Akrabalık bağlarını emreden nasslar Müslüman kâfir ayırımı yapmamıştır. Dolayısıyla asıl olan akrabalar Müslüman veya kâfir olsunlar akrabalık bağların korunması ve takip edilmesidir. Bu bağlamda dinimizde tek bir istisna hali gelmiştir. O da Allah (subhanehu ve teâlâ)’nın şu buyruğudur:
لَا تَجِدُ قَوْمًا يُؤْمِنُونَ بِاللَّهِ وَالْيَوْمِ الْآخِرِ يُوَادُّونَ مَنْ حَادَّ اللَّهَ وَرَسُولَهُ وَلَوْ كَانُوا آبَاءَهُمْ أَوْ أَبْنَاءَهُمْ أَوْ إِخْوَانَهُمْ أَوْ عَشِيرَتَهُمْ
“Allah’a ve ahiret gününe iman etmiş bir kavmin, babaları, oğulları, kardeşleri yahut akrabaları da olsa Allah’a ve Rasûlüne karşı duranlara sevgi beslediklerini göremezsin.” (Mücadele 22)
Ayeti kerimede gelen حَادَّ (hâdde) fiili جَانَبَ (cânebe=kenarında, diğer tarafında oldu), خَالَفَ (hâlefe=karşı oldu), عَصَى (asâ=baş kaldırdı), غَاضَبَ (ğâdebe=öfkelendi), عَادَى (âde=düşman oldu) manalarına gelir.
Binaen aleyh مُحَادّ (muhâd) Allah (subhanehu ve teâlâ) ve Rasûlü (sallallahu aleyhi ve sellem)’e karşı olan, baş kaldıran, Allah ve Rasûlüne karşı öfkelenen ve düşman olandır. Yani Allah (celle ve âlâ) ve Rasûlü (sallallahu aleyhi ve sellem) bir taraftadır, o ise diğer taraftadır, karşı taraftadır.

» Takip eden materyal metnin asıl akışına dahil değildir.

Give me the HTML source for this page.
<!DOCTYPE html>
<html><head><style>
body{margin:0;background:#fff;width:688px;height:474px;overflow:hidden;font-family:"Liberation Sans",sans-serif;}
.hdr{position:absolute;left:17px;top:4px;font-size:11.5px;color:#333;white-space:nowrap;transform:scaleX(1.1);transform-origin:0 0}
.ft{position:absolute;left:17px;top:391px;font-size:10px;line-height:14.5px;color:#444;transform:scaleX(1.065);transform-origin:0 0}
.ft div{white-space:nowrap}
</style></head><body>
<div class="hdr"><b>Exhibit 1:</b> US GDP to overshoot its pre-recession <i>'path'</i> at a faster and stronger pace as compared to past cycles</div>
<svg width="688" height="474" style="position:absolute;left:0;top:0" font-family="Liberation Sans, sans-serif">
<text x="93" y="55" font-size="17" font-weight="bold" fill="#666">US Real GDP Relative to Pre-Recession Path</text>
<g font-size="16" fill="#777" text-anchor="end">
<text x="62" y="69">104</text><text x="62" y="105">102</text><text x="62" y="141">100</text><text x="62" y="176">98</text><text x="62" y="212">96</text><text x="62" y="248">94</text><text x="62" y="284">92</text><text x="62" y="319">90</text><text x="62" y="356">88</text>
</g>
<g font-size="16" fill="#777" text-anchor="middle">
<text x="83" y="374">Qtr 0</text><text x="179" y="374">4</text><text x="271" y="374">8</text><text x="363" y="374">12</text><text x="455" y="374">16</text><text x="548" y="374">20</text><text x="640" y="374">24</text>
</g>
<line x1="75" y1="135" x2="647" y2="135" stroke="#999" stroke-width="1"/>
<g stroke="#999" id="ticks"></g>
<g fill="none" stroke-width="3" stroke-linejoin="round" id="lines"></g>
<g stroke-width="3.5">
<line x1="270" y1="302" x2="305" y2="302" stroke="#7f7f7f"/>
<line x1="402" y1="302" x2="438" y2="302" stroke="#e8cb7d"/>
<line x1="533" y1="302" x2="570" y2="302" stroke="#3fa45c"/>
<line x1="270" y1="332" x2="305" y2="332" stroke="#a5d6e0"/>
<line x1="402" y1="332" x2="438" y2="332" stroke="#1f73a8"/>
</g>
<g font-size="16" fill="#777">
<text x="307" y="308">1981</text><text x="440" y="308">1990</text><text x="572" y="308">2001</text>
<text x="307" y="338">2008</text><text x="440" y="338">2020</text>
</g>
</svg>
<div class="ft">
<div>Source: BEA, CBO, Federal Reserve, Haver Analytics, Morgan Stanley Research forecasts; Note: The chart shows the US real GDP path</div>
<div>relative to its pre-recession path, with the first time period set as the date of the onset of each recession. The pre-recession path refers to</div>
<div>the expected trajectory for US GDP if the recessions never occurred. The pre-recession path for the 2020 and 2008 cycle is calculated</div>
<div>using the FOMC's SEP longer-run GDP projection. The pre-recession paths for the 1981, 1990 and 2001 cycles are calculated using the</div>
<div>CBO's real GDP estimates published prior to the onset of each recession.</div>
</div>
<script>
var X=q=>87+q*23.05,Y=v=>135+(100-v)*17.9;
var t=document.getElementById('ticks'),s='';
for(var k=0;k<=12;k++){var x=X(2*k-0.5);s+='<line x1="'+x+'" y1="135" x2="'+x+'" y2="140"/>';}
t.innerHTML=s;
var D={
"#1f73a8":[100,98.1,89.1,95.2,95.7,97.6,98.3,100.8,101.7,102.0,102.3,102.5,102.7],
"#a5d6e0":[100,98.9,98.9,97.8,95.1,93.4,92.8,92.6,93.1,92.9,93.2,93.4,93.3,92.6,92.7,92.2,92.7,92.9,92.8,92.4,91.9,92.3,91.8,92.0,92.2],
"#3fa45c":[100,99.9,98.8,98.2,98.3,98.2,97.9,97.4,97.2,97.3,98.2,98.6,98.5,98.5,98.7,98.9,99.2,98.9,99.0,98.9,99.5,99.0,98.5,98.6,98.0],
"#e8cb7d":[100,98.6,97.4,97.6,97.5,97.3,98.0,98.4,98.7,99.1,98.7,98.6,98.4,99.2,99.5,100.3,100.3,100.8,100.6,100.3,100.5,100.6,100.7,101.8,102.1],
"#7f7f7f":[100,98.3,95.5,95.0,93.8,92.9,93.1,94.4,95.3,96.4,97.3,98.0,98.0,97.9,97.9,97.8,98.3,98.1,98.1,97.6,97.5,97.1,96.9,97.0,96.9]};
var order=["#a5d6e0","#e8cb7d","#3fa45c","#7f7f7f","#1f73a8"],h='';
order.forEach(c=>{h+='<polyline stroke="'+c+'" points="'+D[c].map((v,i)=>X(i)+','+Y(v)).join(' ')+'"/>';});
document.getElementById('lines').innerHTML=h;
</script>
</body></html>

Durum böyle ise o zaman kim olursa olsun sevmek, beraber olmak veya beraberliği korumak ve idame etmek haramdır. Bu durumda akrabalık bağları ve buna terettüp eden haklar kalmaz. Bilakis teberi etmek ve kudret nispetinde söz, fiil veya en azından kalp ile düşman olmak vacip olur. Allahu A’lem.